Collège des Écossais, Montpellier


The College Des Ecossais was founded by Patrick Geddes in 1924 as an international teaching establishment located in Montpellier, in south of France.

The site

When coming back in Europe in 1924 after a long stay in India, Geddes decided to settle with his daughter Norah in Montpellier, a city that was already linked with Scotland since Middle Age, when it became the European capital of medicine: "In this he was harking back to medieval ideas, looking for unity among scholars who saw a wholeness in their studies and in where they lived with others from other lands".
As the Jardin des plantes de Montpellier, first botanical garden in France, was implemented there in 1593 as part of the medicine faculty, the place had a long-standing tradition in these sciences. Moreover, the biologist Charles Flahault, that Geddes considered the greatest of their times was living there. « The concept of the Scots College as an international students’ Center emerged during Geddes’ first travel to Montpellier in 1890, when invited by his friend Charles Flahault » after « he met the French botanist at the Marine Station of Roscoff in 1878. »

The buildings

Like the one he had already installed in 1892 in Royal Mile when renovating Edinburgh Old Town, Geddes had an Outlook Tower attached to the Scottish Pavilion, both erected by the local architect Edmond Leenhardt in white local stone.
He had also an Indian Pavilion designed and built by his son-in-law Frank Mears, that was to be headed by Rabindranath Tagore. An American Pavilion was also in program.
« The concept of itinerant students went back to earlier times when students throughout Europe would travel to other countries and institutions to complete their education in real situations rather than be restricted to dry home and university study ». But as the College was also conceived as an educational and research center, the Scottish Pavilion housed too the SIGMA laboratory founded by Josias Braun-Blanquet, the Swiss botanist settled in Montpellier after he submitted a dissertation on phytosociology supervised by Flahault.

The gardens

By conceiving it as a place for teaching not only regional culture, geography, town planning, sociology, biology, botany and other sciences, but mainly “Life As a Whole”, Geddes creates there the last of what the French philosopher Thierry Paquot calls PG’s finest invention: the pedagogical garden. « To the end of his life he insisted on teaching outdoors whenever possible, taking his students on long walks into the neighbouring countryside.
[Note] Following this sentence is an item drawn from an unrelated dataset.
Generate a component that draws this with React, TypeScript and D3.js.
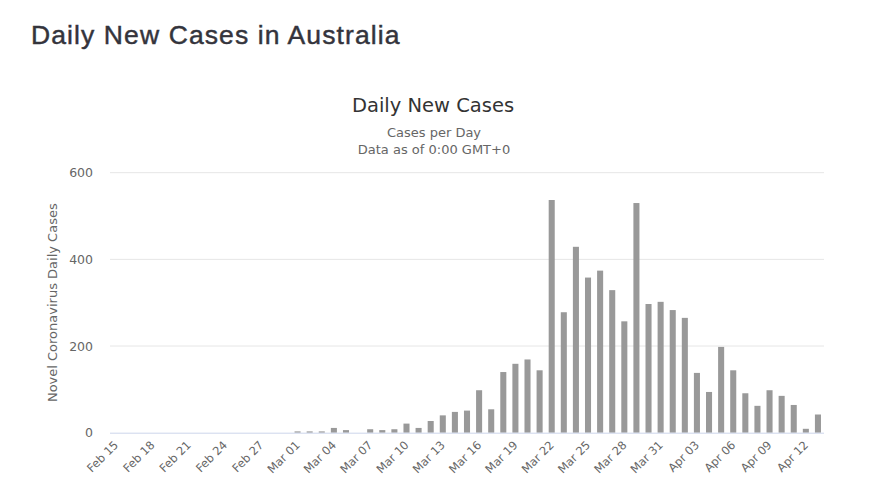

He was an environmentalist long before the word “environment” became fashionable, and his teachings are increasingly studied and applied today. »
As he already did years ahead with the original thematic botanic garden he created in the University of Dundee, then dedicated to Shakespeare’s flowers, Geddes dedicates several parterres in that parcel of Mediterranean landscape to the Greek philosophers on both sides of an alley of cypress trees.
So, more than all the garden is for Geddes the ideal place for practicing the wise conclusion of Voltaire’s Candide. « An active, constructive peace is the only one that can compete with war and its glory: action. Therefore, said Geddes, peace means an unending fight against disease and slums, ignorance and economic injustice, against deforestation and waste of natural resources; peace means, both concretely and figuratively, that everyone must cultivate his garden, » il faut cultiver son jardin

The College nowadays and Geddes’ heritage in France

Thanks to the non-profit, the whole site was gazetted as a ”Monument historique” in December 2013. Until then, the Cité internationale universitaire de Paris was the only students’ hostel to be considered so. With Metagraphies, Sabine Kraus has organised commented visits of the College on several occasions, in order to illustrate in vivo how « Geddes’ human ecology unifies Nature and Civilisation ». By Leaves We Live, Vivendo Discimus, Conservative Surgery, Think Global Act Local, the Valley Section,… by wandering through the actual site, everyone can see how « All these concepts are engraved into the form of thinking machines on the walls of the Scottish Pavilion, as well as modeled in the landscape ».